The plot moves ahead as Gaston’s relationship with his teenage daughter Vera deteriorates. The anguish present as she navigates her independence and refuses to align with his life’s path is tangible as his wife becomes slowly removed from her place beside him in tandem. He’s forced firmly between his profession and their discontent.

“Raising a child is a constant learning process, at times frustrating. Adolescence is a peak moment, in which children rebel against both their parents and against the system,” Turnes stated.

“Together with my co-scriptwriter Marcelo Pitrola, we took advantage of that adolescent energy embodied in Gastón’s daughter who, forced to move to a town and change her entire life, understanding more broadly what her father does and the consequences, is drawn to a new group of friends and decides not to remain silent,” he continued.

In addition to simmering homestead tensions, Vera joins the town’s freestyle club, which staunchly opposes his work. A way to openly express her budding frustrations, the diversion is foreign to the adults in town, which serves to enhance the generational divide and develop the daughter’s character arc beyond ‘angst-riddled teen.’ She stands for something, as naive as she may be, and has like-minded friends encouraging her to expand on her budding convictions.

“In my previous film ‘Pichuco,’ music was the central axis.

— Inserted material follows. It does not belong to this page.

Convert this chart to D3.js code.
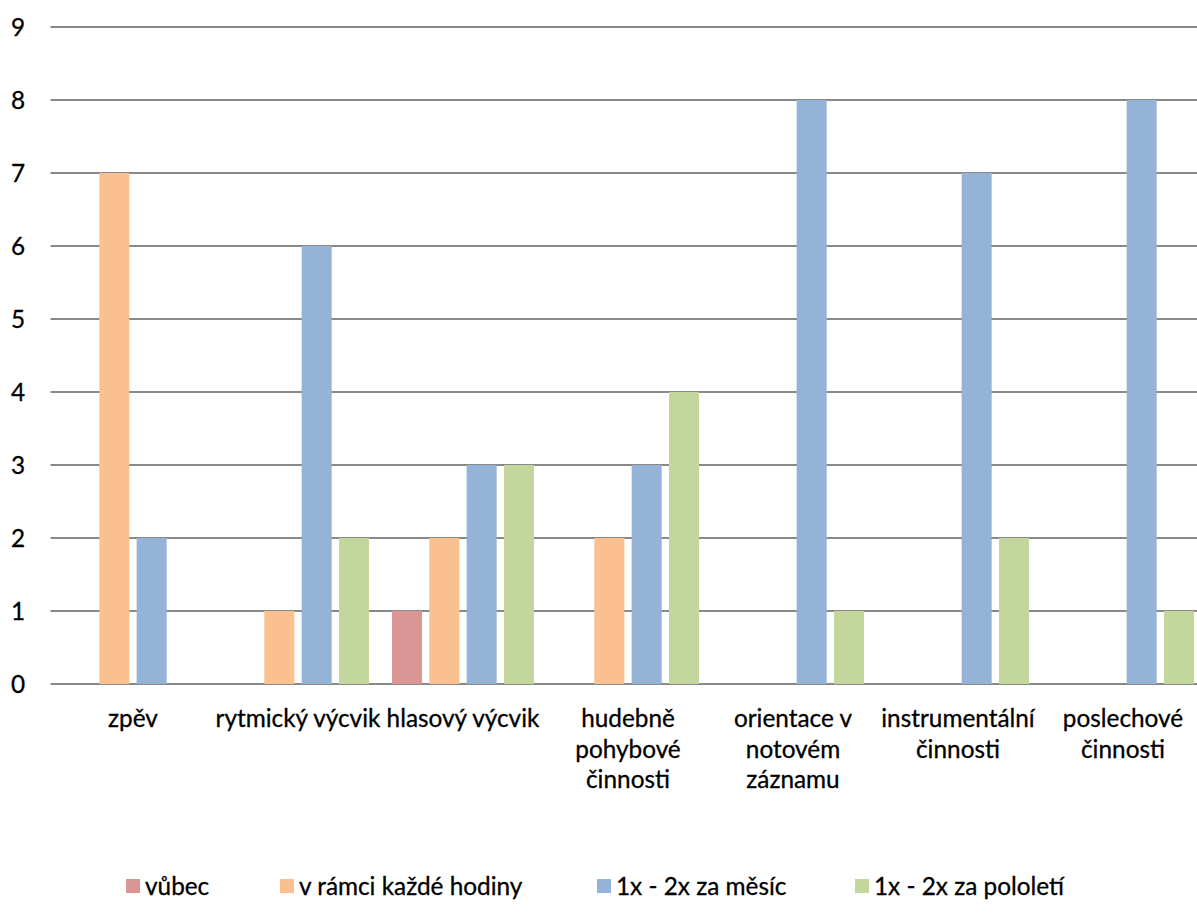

In ‘El Agrónomo’ I wanted there to be a musical line. Freestyle, being an urban genre with the modality of battles and the possibility of providing protest content in the lyrics, was the appropriate genre,” Turnes relayed. “In contrast to the subtlety that we sought throughout the entire script, with the musical scenes we were able to express key themes that allowed us to reinforce the confrontation that we were looking for between Gastón and the freestyle group.”

The film’s thematic heft plays out sharply until the end, highlighted by performances from a knockout cast that includes Diego Velázquez (“El Maestro”), Valeria Lois (“The Siamese Bond”), emergent actress Ángeles Zapata, Claudio Martínez Bel (“Rojo”) and Susana Pampín (“Incident Light”). Additionally, the project has been selected for upcoming Works In Progress programs at SAP CINE FicCali in Cali, Colombia, Las Alturas International Film Festival in Jujuy, Argentina and the Bolivia LAB in Santa Cruz.